** BEGIN Recorded data **

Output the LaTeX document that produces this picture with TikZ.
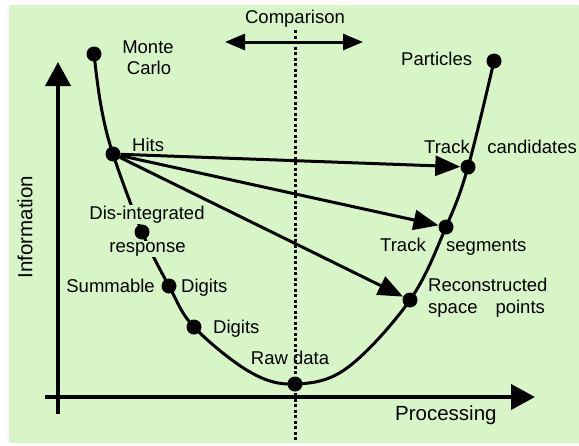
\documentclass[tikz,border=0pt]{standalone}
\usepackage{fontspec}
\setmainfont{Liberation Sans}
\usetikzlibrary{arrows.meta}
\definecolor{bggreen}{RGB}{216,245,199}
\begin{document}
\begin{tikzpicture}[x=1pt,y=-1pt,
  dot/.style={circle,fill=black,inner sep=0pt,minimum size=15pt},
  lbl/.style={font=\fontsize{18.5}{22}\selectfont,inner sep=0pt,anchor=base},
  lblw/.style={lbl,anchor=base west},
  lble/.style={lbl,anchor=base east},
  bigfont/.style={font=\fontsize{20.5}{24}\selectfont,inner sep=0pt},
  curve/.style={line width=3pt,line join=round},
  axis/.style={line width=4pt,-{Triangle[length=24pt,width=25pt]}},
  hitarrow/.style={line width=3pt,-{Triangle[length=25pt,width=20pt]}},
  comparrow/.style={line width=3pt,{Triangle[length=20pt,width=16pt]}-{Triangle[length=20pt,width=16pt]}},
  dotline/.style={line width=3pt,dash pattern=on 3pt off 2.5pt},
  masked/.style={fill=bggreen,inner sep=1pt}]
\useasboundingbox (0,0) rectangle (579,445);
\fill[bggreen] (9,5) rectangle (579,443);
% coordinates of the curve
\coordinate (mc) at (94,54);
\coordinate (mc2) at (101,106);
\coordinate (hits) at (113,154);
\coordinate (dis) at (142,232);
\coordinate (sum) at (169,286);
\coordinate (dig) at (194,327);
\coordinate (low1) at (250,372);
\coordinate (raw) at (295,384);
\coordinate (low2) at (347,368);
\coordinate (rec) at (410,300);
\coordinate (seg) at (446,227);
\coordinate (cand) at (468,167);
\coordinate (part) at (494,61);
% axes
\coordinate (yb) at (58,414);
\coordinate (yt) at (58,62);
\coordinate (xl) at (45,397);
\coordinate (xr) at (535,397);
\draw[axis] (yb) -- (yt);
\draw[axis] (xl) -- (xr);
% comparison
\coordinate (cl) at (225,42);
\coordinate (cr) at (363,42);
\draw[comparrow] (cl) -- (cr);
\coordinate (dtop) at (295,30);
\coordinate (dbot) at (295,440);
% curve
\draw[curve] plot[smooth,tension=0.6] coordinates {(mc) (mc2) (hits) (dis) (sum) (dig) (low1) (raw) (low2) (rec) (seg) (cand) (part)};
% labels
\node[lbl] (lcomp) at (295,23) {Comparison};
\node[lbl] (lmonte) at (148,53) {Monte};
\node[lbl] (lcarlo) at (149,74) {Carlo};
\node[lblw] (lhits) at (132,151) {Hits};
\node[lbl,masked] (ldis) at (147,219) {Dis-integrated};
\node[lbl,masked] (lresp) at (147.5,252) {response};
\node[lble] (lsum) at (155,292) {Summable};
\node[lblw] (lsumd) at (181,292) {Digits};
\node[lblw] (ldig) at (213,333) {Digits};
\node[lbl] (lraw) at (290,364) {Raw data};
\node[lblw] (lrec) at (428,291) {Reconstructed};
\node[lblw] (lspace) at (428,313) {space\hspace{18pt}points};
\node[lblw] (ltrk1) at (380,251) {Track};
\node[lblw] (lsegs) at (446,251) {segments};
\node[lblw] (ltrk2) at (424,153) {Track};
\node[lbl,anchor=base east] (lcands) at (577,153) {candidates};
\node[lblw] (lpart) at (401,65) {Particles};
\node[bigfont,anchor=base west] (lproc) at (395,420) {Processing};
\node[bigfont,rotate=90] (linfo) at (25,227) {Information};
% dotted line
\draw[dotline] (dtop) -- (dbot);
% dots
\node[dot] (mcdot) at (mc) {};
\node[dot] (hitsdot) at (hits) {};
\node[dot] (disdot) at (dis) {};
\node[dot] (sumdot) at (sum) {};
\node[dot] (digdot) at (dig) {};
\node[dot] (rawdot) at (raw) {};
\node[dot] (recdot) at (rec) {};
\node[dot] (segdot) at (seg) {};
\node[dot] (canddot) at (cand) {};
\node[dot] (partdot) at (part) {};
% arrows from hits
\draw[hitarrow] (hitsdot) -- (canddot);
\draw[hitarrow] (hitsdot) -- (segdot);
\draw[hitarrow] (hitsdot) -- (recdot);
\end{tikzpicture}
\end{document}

** END Recorded data **

Output an exact copy of the material, with the pictures removed.

● **Full solution**:
Output the LaTeX document that produces this picture with TikZ.
\documentclass[tikz,border=0pt]{standalone}
\usepackage{fontspec}
\setmainfont{Liberation Sans}
\usetikzlibrary{arrows.meta}
\definecolor{bggreen}{RGB}{216,245,199}
\begin{document}
\begin{tikzpicture}[x=1pt,y=-1pt,
  dot/.style={circle,fill=black,inner sep=0pt,minimum size=15pt},
  lbl/.style={font=\fontsize{18.5}{22}\selectfont,inner sep=0pt,anchor=base},
  lblw/.style={lbl,anchor=base west},
  lble/.style={lbl,anchor=base east},
  bigfont/.style={font=\fontsize{20.5}{24}\selectfont,inner sep=0pt},
  curve/.style={line width=3pt,line join=round},
  axis/.style={line width=4pt,-{Triangle[length=24pt,width=25pt]}},
  hitarrow/.style={line width=3pt,-{Triangle[length=25pt,width=20pt]}},
  comparrow/.style={line width=3pt,{Triangle[length=20pt,width=16pt]}-{Triangle[length=20pt,width=16pt]}},
  dotline/.style={line width=3pt,dash pattern=on 3pt off 2.5pt},
  masked/.style={fill=bggreen,inner sep=1pt}]
\useasboundingbox (0,0) rectangle (579,445);
\fill[bggreen] (9,5) rectangle (579,443);
% coordinates of the curve
\coordinate (mc) at (94,54);
\coordinate (mc2) at (101,106);
\coordinate (hits) at (113,154);
\coordinate (dis) at (142,232);
\coordinate (sum) at (169,286);
\coordinate (dig) at (194,327);
\coordinate (low1) at (250,372);
\coordinate (raw) at (295,384);
\coordinate (low2) at (347,368);
\coordinate (rec) at (410,300);
\coordinate (seg) at (446,227);
\coordinate (cand) at (468,167);
\coordinate (part) at (494,61);
% axes
\coordinate (yb) at (58,414);
\coordinate (yt) at (58,62);
\coordinate (xl) at (45,397);
\coordinate (xr) at (535,397);
\draw[axis] (yb) -- (yt);
\draw[axis] (xl) -- (xr);
% comparison
\coordinate (cl) at (225,42);
\coordinate (cr) at (363,42);
\draw[comparrow] (cl) -- (cr);
\coordinate (dtop) at (295,30);
\coordinate (dbot) at (295,440);
% curve
\draw[curve] plot[smooth,tension=0.6] coordinates {(mc) (mc2) (hits) (dis) (sum) (dig) (low1) (raw) (low2) (rec) (seg) (cand) (part)};
% labels
\node[lbl] (lcomp) at (295,23) {Comparison};
\node[lbl] (lmonte) at (148,53) {Monte};
\node[lbl] (lcarlo) at (149,74) {Carlo};
\node[lblw] (lhits) at (132,151) {Hits};
\node[lbl,masked] (ldis) at (147,219) {Dis-integrated};
\node[lbl,masked] (lresp) at (147.5,252) {response};
\node[lble] (lsum) at (155,292) {Summable};
\node[lblw] (lsumd) at (181,292) {Digits};
\node[lblw] (ldig) at (213,333) {Digits};
\node[lbl] (lraw) at (290,364) {Raw data};
\node[lblw] (lrec) at (428,291) {Reconstructed};
\node[lblw] (lspace) at (428,313) {space\hspace{18pt}points};
\node[lblw] (ltrk1) at (380,251) {Track};
\node[lblw] (lsegs) at (446,251) {segments};
\node[lblw] (ltrk2) at (424,153) {Track};
\node[lbl,anchor=base east] (lcands) at (577,153) {candidates};
\node[lblw] (lpart) at (401,65) {Particles};
\node[bigfont,anchor=base west] (lproc) at (395,420) {Processing};
\node[bigfont,rotate=90] (linfo) at (25,227) {Information};
% dotted line
\draw[dotline] (dtop) -- (dbot);
% dots
\node[dot] (mcdot) at (mc) {};
\node[dot] (hitsdot) at (hits) {};
\node[dot] (disdot) at (dis) {};
\node[dot] (sumdot) at (sum) {};
\node[dot] (digdot) at (dig) {};
\node[dot] (rawdot) at (raw) {};
\node[dot] (recdot) at (rec) {};
\node[dot] (segdot) at (seg) {};
\node[dot] (canddot) at (cand) {};
\node[dot] (partdot) at (part) {};
% arrows from hits
\draw[hitarrow] (hitsdot) -- (canddot);
\draw[hitarrow] (hitsdot) -- (segdot);
\draw[hitarrow] (hitsdot) -- (recdot);
\end{tikzpicture}
\end{document}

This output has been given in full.